Rosenstein’s consistent, dual-prong strategy throughout
these events—accommodating the interests of those with power over you, while,
when necessary, drawing subordinates into your zone of misconduct so that they
too are incentivized to defend you—does not reflect the behavior of some
unwitting, hopelessly naïve dupe. You might call it the standard work of a
bureaucratic infighter or survivor, but these anodyne descriptions fail to
capture just how corrupt his conduct was in these instances, particularly in
the case of family separation.
The strategy also works, though, because of how contagious
it can be. Everyone with a hand in it bears some responsibility, but everyone
is also allowed to be blameless. That includes not just the U.S. attorneys who,
according to the Times, expressed concerns internally—but who never went public
with those same concerns—but also the front-line prosecutors without whom the
policy could never have been implemented.
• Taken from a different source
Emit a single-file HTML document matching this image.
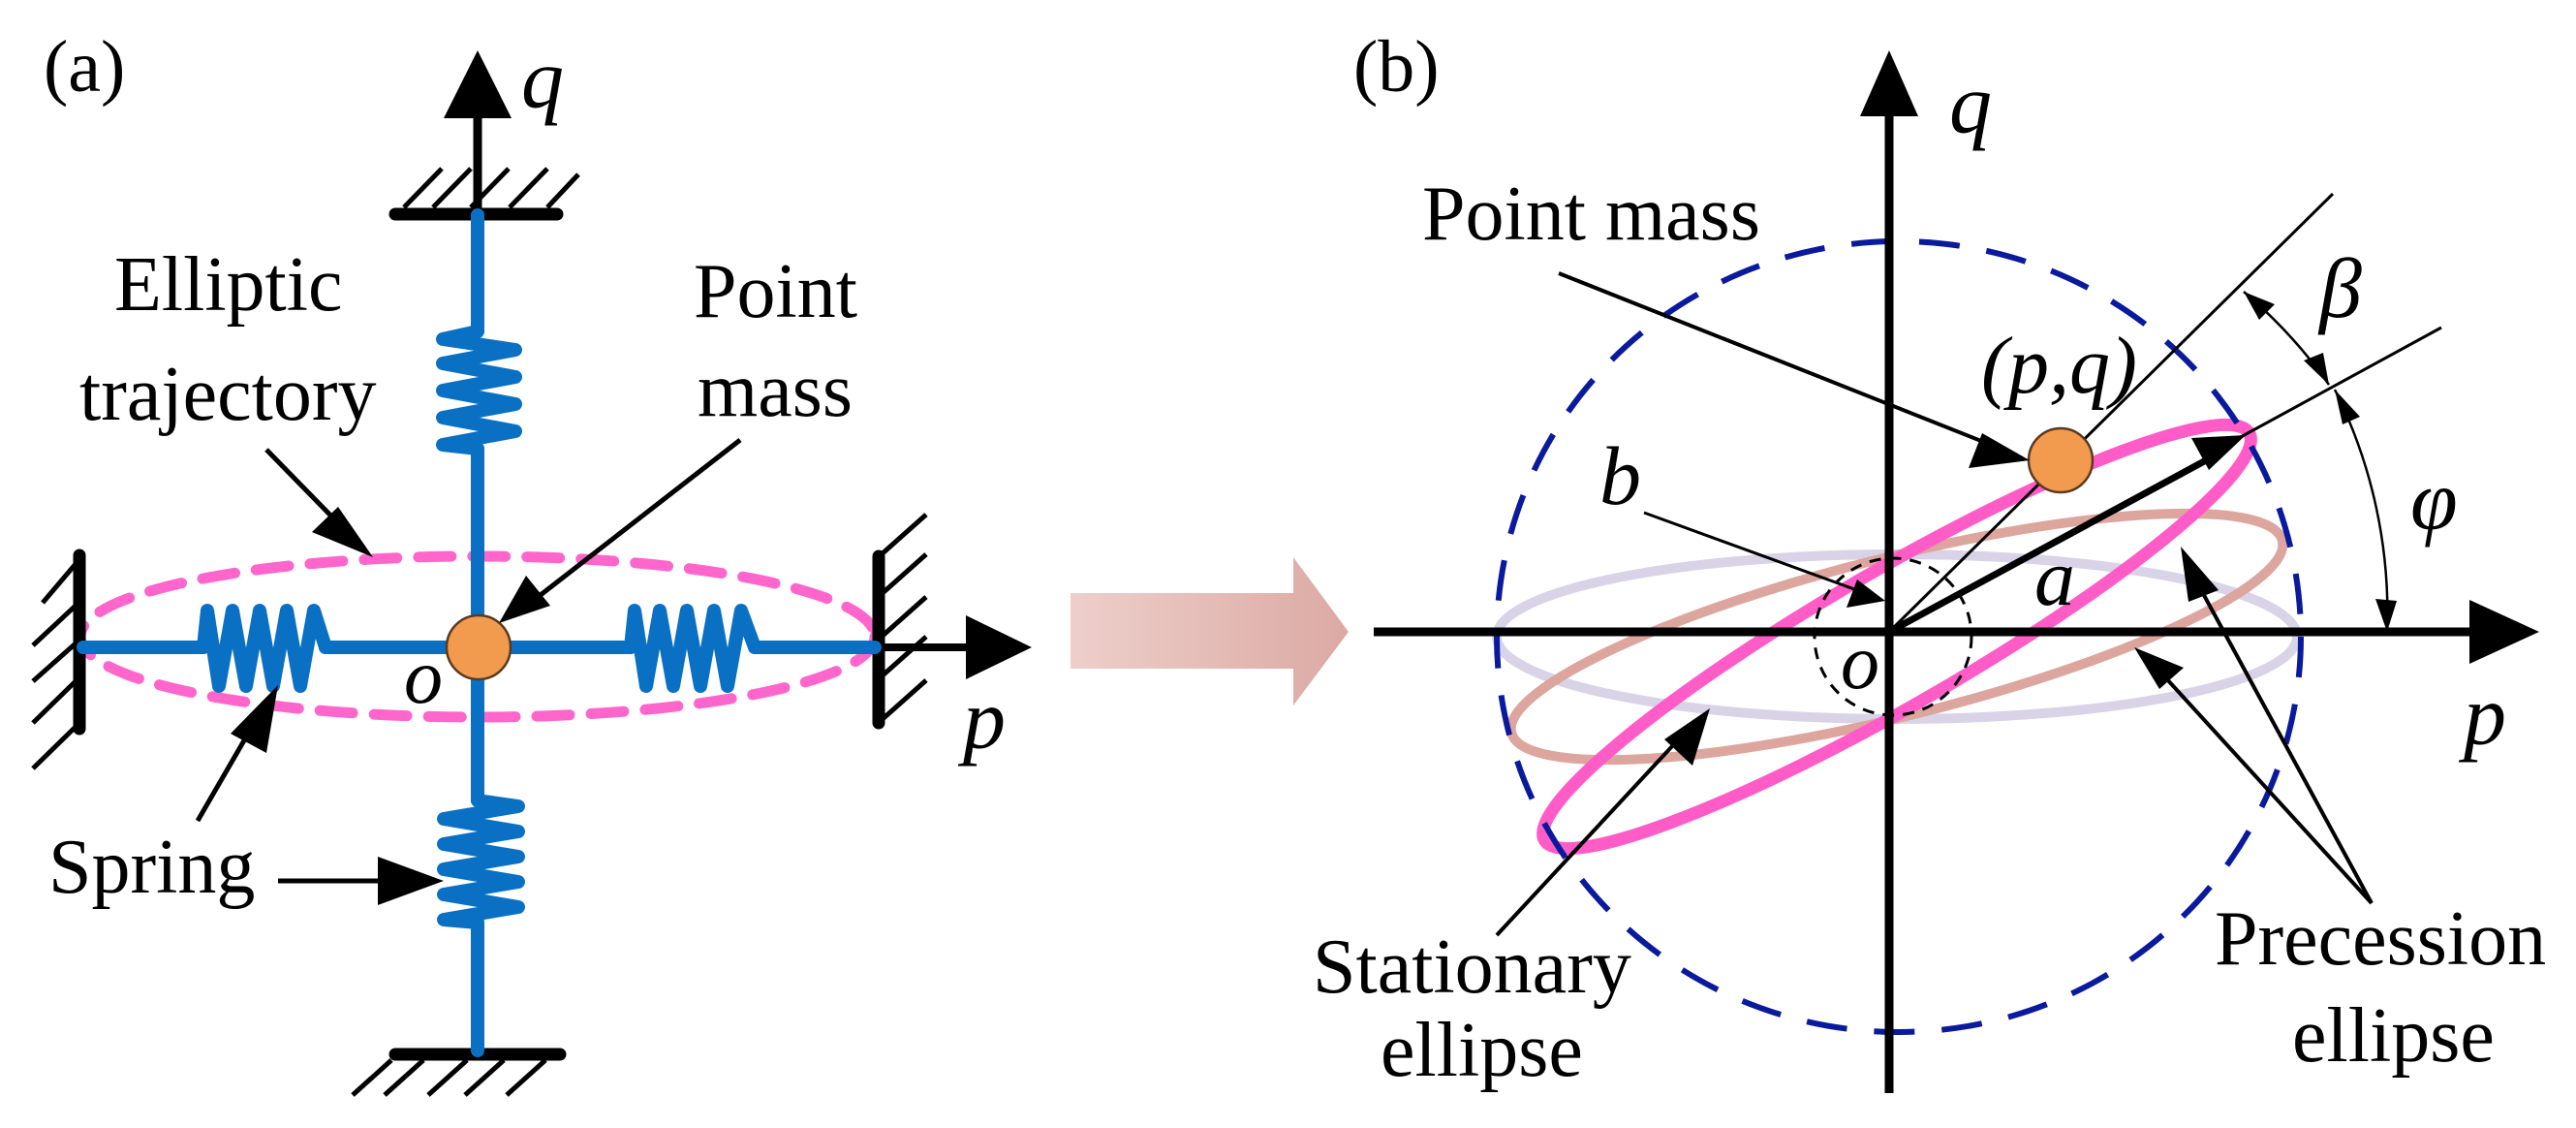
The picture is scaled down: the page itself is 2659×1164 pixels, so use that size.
<!DOCTYPE html>
<html><head><meta charset="utf-8"><style>
html,body{margin:0;padding:0;background:#fff;}
svg{display:block;}
text{font-family:"Liberation Serif",serif;fill:#000;}
.it{font-style:italic;}
</style></head><body>
<svg width="2659" height="1164" viewBox="0 0 2659 1164" xmlns="http://www.w3.org/2000/svg">
<defs>
<linearGradient id="ga" x1="0" x2="1" y1="0" y2="0">
<stop offset="0" stop-color="#edcfcb"/><stop offset="1" stop-color="#dca9a3"/>
</linearGradient>
</defs>

<!-- ===== Panel (a) ===== -->
<text x="45" y="94" font-size="76">(a)</text>

<!-- pink dashed ellipse -->
<ellipse cx="493" cy="657" rx="410" ry="83" fill="none" stroke="#ff66cc" stroke-width="11" stroke-dasharray="34 22" stroke-linecap="round"/>

<!-- q axis -->
<line x1="493" y1="216" x2="493" y2="115" stroke="#000" stroke-width="9"/>
<polygon points="493,52 458,122 528,122" fill="#000"/>
<text class="it" x="538" y="111" font-size="88">q</text>

<!-- top ground -->
<line x1="408" y1="221" x2="575" y2="221" stroke="#000" stroke-width="13" stroke-linecap="round"/>
<g stroke="#000" stroke-width="5">
<line x1="417" y1="214" x2="456" y2="174"/>
<line x1="447" y1="214" x2="486" y2="174"/>
<line x1="486" y1="214" x2="525" y2="174"/>
<line x1="526" y1="214" x2="565" y2="174"/>
<line x1="565" y1="214" x2="597" y2="180"/>
</g>

<!-- bottom ground -->
<line x1="408" y1="1088" x2="578" y2="1088" stroke="#000" stroke-width="13" stroke-linecap="round"/>
<g stroke="#000" stroke-width="5">
<line x1="404" y1="1094" x2="364" y2="1130"/>
<line x1="437" y1="1094" x2="397" y2="1130"/>
<line x1="482" y1="1094" x2="442" y2="1130"/>
<line x1="520" y1="1094" x2="480" y2="1130"/>
<line x1="563" y1="1094" x2="523" y2="1130"/>
</g>

<!-- left wall -->
<line x1="82" y1="573" x2="82" y2="752" stroke="#000" stroke-width="13" stroke-linecap="round"/>
<g stroke="#000" stroke-width="5">
<line x1="78" y1="582" x2="44" y2="622"/>
<line x1="78" y1="625" x2="34" y2="666"/>
<line x1="78" y1="664" x2="34" y2="703"/>
<line x1="78" y1="703" x2="34" y2="746"/>
<line x1="78" y1="750" x2="34" y2="793"/>
</g>

<!-- right wall -->
<line x1="907" y1="574" x2="907" y2="746" stroke="#000" stroke-width="13" stroke-linecap="round"/>
<g stroke="#000" stroke-width="5">
<line x1="911" y1="571" x2="956" y2="531"/>
<line x1="911" y1="612" x2="956" y2="572"/>
<line x1="911" y1="656" x2="956" y2="616"/>
<line x1="911" y1="697" x2="956" y2="657"/>
<line x1="911" y1="742" x2="956" y2="702"/>
</g>

<!-- p axis left -->
<line x1="907" y1="668" x2="1005" y2="668" stroke="#000" stroke-width="8"/>
<polygon points="1065,668 997,635 997,701" fill="#000"/>
<text class="it" x="994" y="772" font-size="88">p</text>

<!-- blue lines -->
<g stroke="#0a70c4" stroke-width="14" fill="none" stroke-linecap="round" stroke-linejoin="round">
<line x1="493" y1="222" x2="493" y2="342"/>
<line x1="493" y1="463" x2="493" y2="826"/>
<line x1="493" y1="952" x2="493" y2="1084"/>
<line x1="86" y1="668" x2="210" y2="668"/>
<line x1="336" y1="668" x2="651" y2="668"/>
<line x1="779" y1="668" x2="903" y2="668"/>
<!-- upper spring -->
<polyline points="493,342 457,350 532,361 457,375 532,389 457,403 532,417 457,431 532,445 457,459 493,463"/>
<!-- lower spring -->
<polyline points="493,826 535,832 458,845 535,858 458,871 535,884 458,897 535,910 458,923 535,936 458,949 493,952"/>
<!-- left spring -->
<polyline points="210,668 214,630 226,708 240,630 254,708 268,630 282,708 296,630 310,708 324,630 336,668"/>
<!-- right spring -->
<polyline points="651,668 655,630 667,708 681,630 695,708 709,630 723,708 737,630 751,708 765,630 779,668"/>
</g>

<!-- mass -->
<circle cx="494" cy="668" r="33" fill="#f29a4e" stroke="#5a3a20" stroke-width="2.5"/>
<text class="it" x="417" y="725" font-size="80">o</text>

<!-- labels (a) -->
<text x="118" y="320" font-size="80">Elliptic</text>
<text x="82" y="433" font-size="80">trajectory</text>
<line x1="275" y1="464" x2="360" y2="551" stroke="#000" stroke-width="5"/>
<polygon points="385,575 322,549 349,523" fill="#000"/>

<text x="716" y="327" font-size="80">Point</text>
<text x="720" y="429" font-size="80">mass</text>
<line x1="764" y1="454" x2="545" y2="624" stroke="#000" stroke-width="5"/>
<polygon points="515,643 543,594 568,625" fill="#000"/>

<text x="50" y="921" font-size="80">Spring</text>
<line x1="204" y1="847" x2="270" y2="733" stroke="#000" stroke-width="5"/>
<polygon points="287,707 275,777 238,757" fill="#000"/>
<line x1="287" y1="909" x2="400" y2="909" stroke="#000" stroke-width="5"/>
<polygon points="458,909 390,884 390,934" fill="#000"/>

<!-- big arrow -->
<polygon points="1105,612 1335,612 1335,575 1392,652 1335,728 1335,690 1105,690" fill="url(#ga)"/>

<!-- ===== Panel (b) ===== -->
<text x="1397" y="94" font-size="76">(b)</text>

<!-- ellipses -->
<ellipse cx="1958" cy="657" rx="413" ry="85" fill="none" stroke="#d9d3e8" stroke-width="10"/>
<ellipse cx="1958" cy="657" rx="410" ry="82" fill="none" stroke="#dca69e" stroke-width="10" transform="rotate(-14 1958 657)"/>
<ellipse cx="1958" cy="657" rx="420" ry="70" fill="none" stroke="#ff5cc8" stroke-width="13" transform="rotate(-30 1958 657)"/>

<!-- dashed circle -->
<ellipse cx="1960" cy="657" rx="415" ry="408" fill="none" stroke="#0a1a9c" stroke-width="6" stroke-dasharray="42 28"/>
<circle cx="1954" cy="657" r="81" fill="none" stroke="#000" stroke-width="3" stroke-dasharray="12 9"/>

<!-- axes -->
<line x1="1950" y1="1128" x2="1950" y2="110" stroke="#000" stroke-width="9"/>
<polygon points="1950,52 1920,120 1980,120" fill="#000"/>
<text class="it" x="2012" y="137" font-size="88">q</text>
<line x1="1418" y1="652" x2="2555" y2="652" stroke="#000" stroke-width="9"/>
<polygon points="2621,652 2549,619 2549,685" fill="#000"/>
<text class="it" x="2543" y="768" font-size="88">p</text>

<!-- rays -->
<line x1="1950" y1="652" x2="2408" y2="200" stroke="#000" stroke-width="3"/>
<line x1="2300" y1="458" x2="2520" y2="338" stroke="#000" stroke-width="3"/>
<line x1="1950" y1="652" x2="2290" y2="468" stroke="#000" stroke-width="7"/>
<polygon points="2318,449 2262,452 2280,485" fill="#000"/>

<!-- arcs -->
<path d="M 2316,301 A 510 510 0 0 1 2404,397" fill="none" stroke="#000" stroke-width="2.5"/>
<path d="M 2410,402 A 515 515 0 0 1 2464,652" fill="none" stroke="#000" stroke-width="2.5"/>
<polygon points="2316,301 2348,314 2332,330" fill="#000"/>
<polygon points="2404,397 2378,372 2398,364" fill="#000"/>
<polygon points="2410,402 2418,438 2436,430" fill="#000"/>
<polygon points="2464,652 2452,618 2474,620" fill="#000"/>
<text class="it" x="2394" y="327" font-size="88">β</text>
<text class="it" x="2488" y="546" font-size="88">φ</text>

<!-- mass -->
<circle cx="2127" cy="475" r="33" fill="#f29a4e" stroke="#5a3a20" stroke-width="2.5"/>
<text class="it" x="2045" y="405" font-size="84">(p,q)</text>

<text x="1468" y="247" font-size="80">Point mass</text>
<line x1="1609" y1="282" x2="2060" y2="461" stroke="#000" stroke-width="4"/>
<polygon points="2095,475 2032,483 2046,447" fill="#000"/>

<text class="it" x="1651" y="520" font-size="86">b</text>
<line x1="1697" y1="529" x2="1925" y2="612" stroke="#000" stroke-width="3"/>
<polygon points="1946,620 1906,627 1917,598" fill="#000"/>

<text class="it" x="1900" y="710" font-size="80">o</text>
<text class="it" x="2100" y="624" font-size="84">a</text>

<text x="1355" y="1024" font-size="80">Stationary</text>
<text x="1425" y="1110" font-size="80">ellipse</text>
<line x1="1545" y1="965" x2="1740" y2="755" stroke="#000" stroke-width="4"/>
<polygon points="1765,731 1747,790 1718,763" fill="#000"/>

<text x="2286" y="995" font-size="80">Precession</text>
<text x="2366" y="1095" font-size="80">ellipse</text>
<line x1="2448" y1="932" x2="2225" y2="688" stroke="#000" stroke-width="4"/>
<polygon points="2203,668 2254,689 2229,711" fill="#000"/>
<line x1="2448" y1="932" x2="2264" y2="594" stroke="#000" stroke-width="4"/>
<polygon points="2251,564 2290,609 2259,621" fill="#000"/>
</svg>
</body></html>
All of them have the same
defense—that they were following orders. Although we can and should ascribe
different levels of responsibility to people based on how senior they were and
how involved their work was, none of them should escape the public’s moral
disapprobation.
Rosenstein ranks pretty high on the list of those
responsible. We should not, though, allow this to become a story that is just
about Rosenstein, former Attorney General Jeff Sessions, and Trump, or that is
just about the family separation policy. If Joe Biden wins in November, I
suspect we are going to find out that many more people—all throughout
government, all across the spectrum of political-to-career positions, and in
all sorts of contexts we do not yet even know about—conducted themselves with a
similarly strategic blend of myopia and narrow self-interest, with similarly
disastrous and morally repugnant consequences.